El viernes madrugué tanto que parecía que ni siquiera había dormido y me subí en un tren dirección Venecia con parada en Milán. Atravesé Francia mientras trabajaba y al pasar por los Alpes recibí un e-mail de alguien que quiero mucho. Espero que sigáis mandando cartas, aunque sean vía correo electrónico. En Milán comí una focaccia de Spontini y me embarqué hasta Venecia. Allí me esperaban mis amigos, atravesé más de 10 puentes cargada con una maleta, una mochila y un bolso. Debo comprar menos libros, me dije. Imposible, me respondí. 

Aquella noche tomamos prosecco y descansamos. Al día siguiente fui a la Librería Acqua Alta para comprarme mi primer libro de Italo Calvino e incumplir mi promesa de no comprar tantos libros cuando viaje. Vi casarse a un gran amigo, comimos muchísimo queso y pasta, jugamos a un bingo y partimos entre todos un tiramisú larguísimo.

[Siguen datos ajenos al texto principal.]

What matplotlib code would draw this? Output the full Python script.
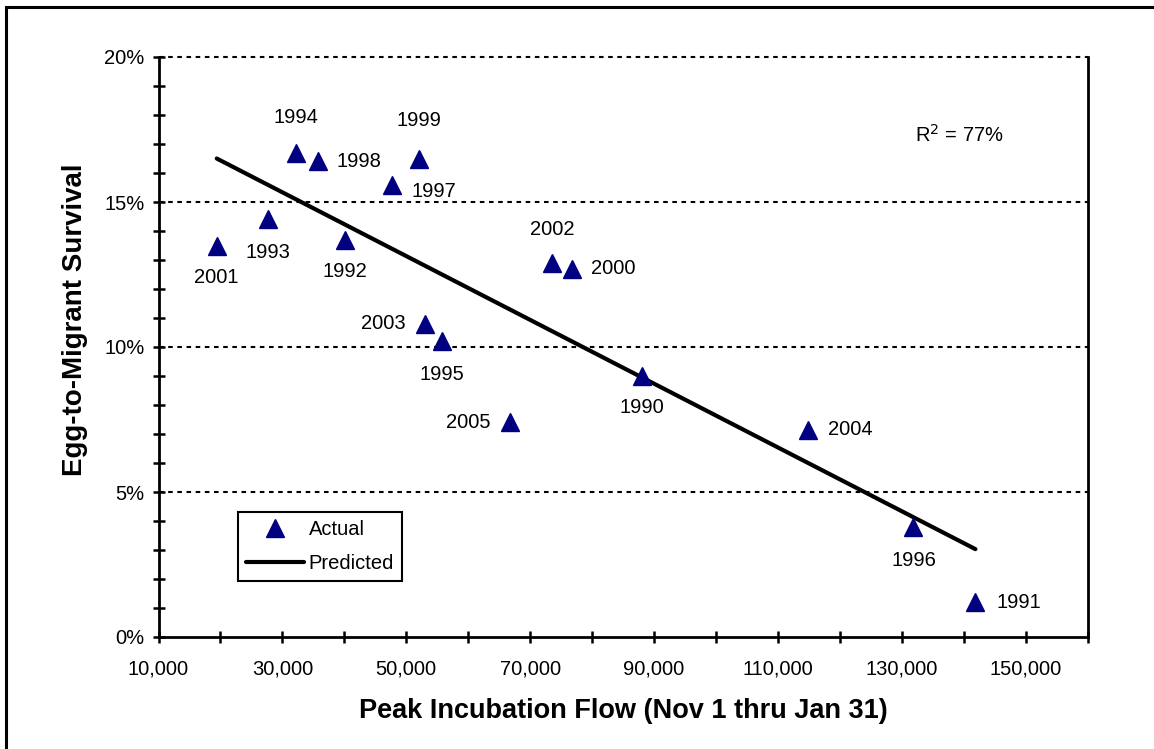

Sonó ‘Voglio vederti danzare’ y nos abrazamos. Amigos de más de una década. Éxito es celebrar al otro como a ti mismo. Eso no se lo pregunté a nadie, más bien me lo dije a mí.

Con el vuelo retrasado deseé no ser más Isabel Archer y sentí la urgencia por que me acariciaran mis sábanas de nuevo. Una vez leí de Gloria Steinem, en su ensayo ‘Mi vida en la carretera’, que lo que más le gustaba de irse era que podía volver y viceversa. Qué hermosa la Europa que recorrí, que bellos los canales de Amsterdam y sus cafecitos, qué hermosa, insolente e inalcanzable es París y qué belleza surrealista la de una ciudad entre canales, recovecos y secretos. Tanta como la de mis sábanas esperándome de nuevo, suaves y mías.